L’hydroxychloroquine est le traitement de base du lupus cutané subaigu ou chronique
Si l’efficacité de Plaquenil n’est pas universelle, il existe une forte association entre le caractère « réfractaire » des lésions cutanées et un taux sanguin d’hydroxychloroquine très infrathérapeutique, traduisant souvent une mauvaise observance thérapeutique.
Autres indications
L’hydroxychloroquine a été utilisée avec un succès variable dans diverses affections auto-immunes, inflammatoires et infectieuses (tableau 1).
Dans la polyarthrite rhumatoïde, les antipaludéens de synthèse ne sont plus guère utilisés. Cependant, en recherche, on observe un regain d’intérêt pour l’hydroxychloroquine. En effet, des revues récentes lui attribuent une certaine efficacité clinique et structurale sur les atteintes articulaires et surtout un effet favorable sur le profil métabolique de ces patients, dont le risque vasculaire est élevé, ce qui suggère d’associer l’hydroxychloroquine aux traitements de fond habituels.
Dans le syndrome des antiphospholipides, l’hydroxychloroquine diminue le risque de thrombose dans ses formes non obstétricales associées au lupus et dans des modèles animaux de ce syndrome. Bien que plusieurs études rétrospectives aient montré l’intérêt d’associer l’hydroxychloroquine à pleine dose à l’aspirine et aux anticoagulants chez les patientes à haut risque obstétrical (antécédent thrombotique maternel ou de pertes fœtales sous traitement conventionnel, complications obstétricales sévères), les preuves formelles de son efficacité dans le syndrome des antiphospholipides obstétrical restent à venir.
Dans le syndrome de Gougerot- Sjögren, bien qu’une étude prospective ait montré l’absence d’efficacité de l’hydroxychloroquine sur la sécheresse buccale et salivaire, la douleur et la fatigue, elle est souvent prescrite dans le but d’améliorer le contrôle des symptômes articulaires.
Dans la sarcoïdose, l’hydroxychloroquine est habituellement efficace dans les formes cutanées et peut servir d’alternative ou d’épargne cortisonique dans les formes chroniques sans atteinte viscérale grave.
Intérêt du dosage sanguin
Le taux sanguin d’hydroxychloroquine peut être mesuré à l’équilibre (au moins 3 mois après l’initiation).

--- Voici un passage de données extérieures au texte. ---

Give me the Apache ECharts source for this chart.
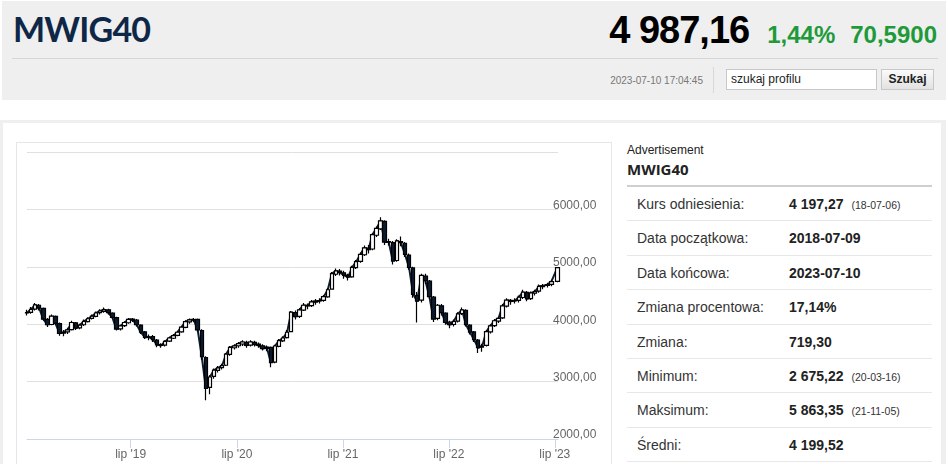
<!DOCTYPE html>
<html>
<head>
<meta charset="utf-8">
<script src="https://cdn.jsdelivr.net/npm/echarts@6/dist/echarts.min.js"></script>
<style>
html,body{margin:0;padding:0;width:948px;height:464px;overflow:hidden;background:#fff;font-family:"Liberation Sans",Arial,sans-serif;}
.abs{position:absolute;}
#header{left:2px;top:1px;width:944px;height:99px;background:#efefef;}
#title{left:13px;top:12px;font-family:"Lato",sans-serif;font-weight:700;font-size:34px;line-height:34px;letter-spacing:-0.8px;color:#0f2747;}
#hline{left:12px;top:58px;width:926px;height:1px;background:#d6d6d6;}
#quote{right:11px;top:11px;display:flex;align-items:baseline;line-height:1;font-weight:700;}
#price{font-size:38px;color:#000;letter-spacing:-1px;}
#pct{font-size:24px;color:#1e9a3a;margin-left:18px;}
#chg{font-size:24px;color:#1e9a3a;margin-left:15px;}
#ts{right:245px;top:76px;font-size:10px;line-height:10px;color:#777;}
#vsep{left:713px;top:67px;width:1px;height:26px;background:#d8d8d8;}
#search{left:726px;top:69px;width:151px;height:21px;box-sizing:border-box;border:1px solid #c8c8c8;background:#fff;font-size:12px;line-height:19px;padding-left:4px;color:#222;}
#btn{left:881px;top:69px;width:53px;height:21px;box-sizing:border-box;border:1px solid #c8c8c8;background:linear-gradient(#fafafa,#e2e2e2);font-size:12px;font-weight:700;line-height:19px;text-align:center;color:#222;}
#panel{left:0;top:120px;width:946px;height:360px;box-sizing:border-box;border-left:3px solid #efefef;border-top:3px solid #efefef;border-right:5px solid #efefef;}
#chartbox{left:16px;top:142px;width:596px;height:340px;box-sizing:border-box;border:1px solid #e6e6e6;}
#chart{position:absolute;left:0;top:0;width:594px;height:328px;}
#adv{left:627px;top:144px;font-size:12px;line-height:12px;color:#222;}
#subtitle{left:627px;top:160px;font-family:"Open Sans",sans-serif;font-weight:700;font-size:15px;line-height:18px;color:#222;}
#tline{left:627px;top:185px;width:305px;height:2px;background:#cfcfcf;}
#table{left:627px;top:187px;width:305px;}
.row{position:relative;height:33.4px;border-bottom:1px solid #e8e8e8;font-size:14px;color:#333;}
.row .l{position:absolute;left:10px;top:10px;line-height:14px;}
.row .v{position:absolute;left:162px;top:10px;line-height:14px;font-weight:700;color:#222;}
.row .d{font-size:10.5px;font-weight:400;margin-left:8px;color:#333;}
</style>
</head>
<body>
<div id="header" class="abs"></div>
<div id="title" class="abs">MWIG40</div>
<div id="hline" class="abs"></div>
<div id="quote" class="abs"><span id="price">4 987,16</span><span id="pct">1,44%</span><span id="chg">70,5900</span></div>
<div id="ts" class="abs">2023-07-10 17:04:45</div>
<div id="vsep" class="abs"></div>
<div id="search" class="abs">szukaj profilu</div>
<div id="btn" class="abs">Szukaj</div>
<div id="panel" class="abs"></div>
<div id="chartbox" class="abs"><div id="chart"></div></div>
<div id="adv" class="abs">Advertisement</div>
<div id="subtitle" class="abs">MWIG40</div>
<div id="tline" class="abs"></div>
<div id="table" class="abs"></div>
<script>
var dates = [
'2018-07-09','2018-07-23','2018-08-06','2018-08-20','2018-09-03','2018-09-17','2018-10-01','2018-10-15','2018-10-29','2018-11-12','2018-11-26','2018-12-10','2018-12-24',
'2019-01-07','2019-01-21','2019-02-04','2019-02-18','2019-03-04','2019-03-18','2019-04-01','2019-04-15','2019-04-29','2019-05-13','2019-05-27','2019-06-10','2019-06-24','2019-07-08','2019-07-22','2019-08-05','2019-08-19','2019-09-02','2019-09-16','2019-09-30','2019-10-14','2019-10-28','2019-11-11','2019-11-25','2019-12-09','2019-12-23',
'2020-01-06','2020-01-20','2020-02-03','2020-02-17','2020-03-02','2020-03-16','2020-03-30','2020-04-13','2020-04-27','2020-05-11','2020-05-25','2020-06-08','2020-06-22','2020-07-06','2020-07-20','2020-08-03','2020-08-17','2020-08-31','2020-09-14','2020-09-28','2020-10-12','2020-10-26','2020-11-09','2020-11-23','2020-12-07','2020-12-21',
'2021-01-04','2021-01-18','2021-02-01','2021-02-15','2021-03-01','2021-03-15','2021-03-29','2021-04-12','2021-04-26','2021-05-10','2021-05-24','2021-06-07','2021-06-21','2021-07-05','2021-07-19','2021-08-02','2021-08-16','2021-08-30','2021-09-13','2021-09-27','2021-10-11','2021-10-25','2021-11-08','2021-11-22','2021-12-06','2021-12-20',
'2022-01-03','2022-01-17','2022-01-31','2022-02-14','2022-02-28','2022-03-14','2022-03-28','2022-04-11','2022-04-25','2022-05-09','2022-05-23','2022-06-06','2022-06-20','2022-07-04','2022-07-18','2022-08-01','2022-08-15','2022-08-29','2022-09-12','2022-09-26','2022-10-10','2022-10-24','2022-11-07','2022-11-21','2022-12-05','2022-12-19',
'2023-01-02','2023-01-16','2023-01-30','2023-02-13','2023-02-27','2023-03-13','2023-03-27','2023-04-10','2023-04-24','2023-05-08','2023-05-22','2023-06-05','2023-06-19','2023-07-10'
];
var opens = [
4197,4205,4262,4330,4275,4085,3995,4135,4010,3845,
3865,3905,4025,3935,3990,4045,4100,4135,4200,4225,
4250,4195,4115,3920,3975,4025,4090,4070,3985,3865,
3775,3785,3725,3645,3635,3705,3755,3805,3865,3945,
4040,4070,4085,3890,3420,2900,3090,3195,3245,3285,
3475,3590,3625,3655,3685,3635,3685,3655,3625,3580,
3595,3340,3615,3710,3765,3870,4200,4135,4245,4325,
4325,4385,4405,4415,4475,4610,4870,4925,4895,4855,
4825,4985,5095,5210,5325,5310,5550,5660,5790,5440,
5420,5110,5440,5410,5205,4980,4500,4420,4840,4750,
4470,4100,4320,4195,4035,3995,4055,4185,4240,3985,
3865,3725,3600,3630,3865,3975,4055,4110,4315,4415,
4405,4415,4465,4555,4445,4540,4575,4655,4675,4695,
4745
];
var closes = [
4200,4260,4335,4280,4090,3990,4140,4015,3840,3860,
3900,4030,3930,3985,4050,4095,4140,4195,4230,4255,
4200,4120,3915,3970,4030,4085,4075,3990,3860,3770,
3780,3730,3640,3630,3700,3760,3800,3860,3950,4045,
4075,4080,3900,3435,2880,3080,3200,3240,3280,3480,
3595,3620,3660,3690,3630,3690,3650,3630,3575,3600,
3330,3620,3715,3760,3860,4210,4130,4250,4330,4320,
4390,4400,4410,4480,4600,4880,4930,4900,4850,4820,
4990,5090,5215,5330,5300,5560,5670,5800,5430,5430,
5100,5450,5420,5215,4990,4520,4400,4850,4760,4480,
4090,4330,4200,4030,3990,4050,4180,4250,3990,3860,
3730,3590,3620,3870,3970,4060,4100,4320,4420,4400,
4410,4470,4560,4440,4545,4570,4660,4670,4690,4740,
4987
];
var lows = [
4150,4180,4240,4240,4060,3950,3980,3990,3800,3790,
3830,3890,3900,3910,3970,4030,4080,4120,4170,4200,
4170,4090,3890,3890,3950,4010,4040,3960,3830,3740,
3720,3690,3600,3590,3610,3690,3740,3790,3850,3930,
4010,4040,3870,3380,2675,2780,3050,3160,3210,3270,
3450,3560,3590,3620,3590,3610,3610,3590,3540,3530,
3250,3320,3600,3690,3750,3860,4080,4110,4230,4260,
4300,4340,4360,4390,4460,4600,4840,4850,4790,4760,
4810,4960,5070,5190,5230,5290,5520,5640,5380,5370,
5040,5090,5360,5170,4950,4460,4030,4380,4700,4440,
4040,4070,4150,3990,3930,3960,4030,4160,3960,3820,
3690,3500,3520,3610,3840,3950,4020,4090,4290,4340,
4360,4380,4440,4400,4420,4500,4550,4610,4640,4660,
4730
];
var highs = [
4250,4300,4370,4350,4290,4110,4170,4150,4030,3900,
3940,4060,4040,4010,4080,4120,4170,4220,4260,4290,
4270,4210,4130,3990,4050,4110,4110,4090,4000,3880,
3820,3810,3740,3670,3720,3780,3830,3880,3970,4070,
4100,4110,4100,3910,3440,3110,3230,3270,3310,3500,
3620,3650,3690,3720,3710,3720,3710,3680,3650,3630,
3610,3640,3740,3790,3900,4230,4240,4280,4370,4360,
4420,4440,4450,4510,4630,4910,4970,4960,4930,4880,
5020,5120,5250,5370,5380,5590,5700,5863,5810,5490,
5450,5480,5530,5430,5230,5000,4560,4880,4880,4770,
4490,4350,4350,4210,4060,4080,4210,4290,4260,4000,
3880,3740,3660,3900,4000,4090,4130,4350,4450,4440,
4450,4500,4600,4580,4570,4600,4690,4700,4720,4770,
4995
];
var tickDates = ['2019-07-01','2020-07-01','2021-07-01','2022-07-01','2023-07-01'];
var tickLabels = ["lip '19","lip '20","lip '21","lip '22","lip '23"];
var yTicks = [2000,3000,4000,5000,6000,7000];
var yLabels = ['2000,00','3000,00','4000,00','5000,00','6000,00',''];

var stats = [
  ['Kurs odniesienia:','4 197,27','(18-07-06)'],
  ['Data początkowa:','2018-07-09',''],
  ['Data końcowa:','2023-07-10',''],
  ['Zmiana procentowa:','17,14%',''],
  ['Zmiana:','719,30',''],
  ['Minimum:','2 675,22','(20-03-16)'],
  ['Maksimum:','5 863,35','(21-11-05)'],
  ['Średni:','4 199,52','']
];
var tbl = document.getElementById('table');
stats.forEach(function(r){
  var row = document.createElement('div'); row.className='row';
  var l = document.createElement('span'); l.className='l'; l.textContent=r[0];
  var v = document.createElement('span'); v.className='v'; v.textContent=r[1];
  if (r[2]) { var d=document.createElement('span'); d.className='d'; d.textContent=r[2]; v.appendChild(d); }
  row.appendChild(l); row.appendChild(v); tbl.appendChild(row);
});

function ts(d){ return Date.parse(d + 'T00:00:00Z'); }
var tickTimes = tickDates.map(ts);
var candleData = dates.map(function(d, i){ return [ts(d), opens[i], closes[i], lows[i], highs[i]]; });
var closeLine = dates.map(function(d, i){ return [ts(d), closes[i]]; });

var chart = echarts.init(document.getElementById('chart'), null, {renderer:'canvas'});
chart.setOption({
  animation:false,
  grid:{left:10, right:53, top:9, bottom:32},
  xAxis:{
    type:'value',
    min:ts('2018-07-09'),
    max:ts('2023-07-12'),
    axisLine:{show:true, lineStyle:{color:'#ccd6eb', width:1}},
    axisTick:{show:true, length:9, lineStyle:{color:'#ccd6eb'}, customValues:tickTimes},
    axisLabel:{
      customValues:tickTimes,
      margin:10, fontSize:12, lineHeight:12, color:'#666', fontFamily:'Liberation Sans, Arial, sans-serif',
      formatter:function(v){ var i = tickTimes.indexOf(v); return i >= 0 ? tickLabels[i] : ''; }
    },
    splitLine:{show:false}
  },
  yAxis:{
    type:'value', position:'right', min:2000, max:7000, interval:1000,
    axisLine:{show:false}, axisTick:{show:false},
    splitLine:{show:true, lineStyle:{color:'#e0e0e0', width:1}},
    axisLabel:{
      margin:-5, fontSize:12, lineHeight:8, color:'#666', verticalAlign:'bottom',
      fontFamily:'Liberation Sans, Arial, sans-serif',
      formatter:function(v){ var i = yTicks.indexOf(v); return i >= 0 ? yLabels[i] : ''; }
    }
  },
  series:[{
    type:'line',
    data:closeLine,
    showSymbol:false,
    z:1,
    lineStyle:{color:'#0b1c30', width:2}
  },{
    type:'candlestick',
    data:candleData,
    barWidth:4,
    z:2,
    itemStyle:{color:'#ffffff', color0:'#0b1c30', borderColor:'#000000', borderColor0:'#000000', borderWidth:1.2}
  }]
});
</script>
</body>
</html>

Une dose quotidienne autour de 5 mg/kg est habituellement associée à un taux sanguin thérapeutique (entre 0,75 et 2 mg/L). Bien qu’aucune corrélation précise n’ait été établie avec la toxicité, des taux supérieurs à 2 mg/L sont considérés comme potentiellement toxiques. En revanche, dans le lupus cutané et systémique, des taux très bas sont clairement associés à l’inobservance thérapeutique et à une évolution défavorable (rechutes et résistance).
Quels effets indésirables ?
En respectant les bonnes règles de prescription et de surveillance, le profil de tolérance des antipaludéens de synthèse (surtout l’hydroxychloroquine) est bon.
Le plus souvent bénins
Les effets indésirables les plus fréquents sont habituellement bénins et réversibles : effets gastro-intestinaux ; prurit, hypoglycémie (en association aux antidiabétiques oraux) ; céphalée, insomnie, irritabilité, troubles audio-vestibulaires. Une pigmentation ardoisée de la peau (relativement fréquente) peut apparaître en moyenne après 2,5 à 6 ans de traitement ; des taux sériques d’hydroxychloroquine élevés et la prescription antérieure d’anticoagulants ou d’antiagrégants plaquettaires majorent singulièrement le risque.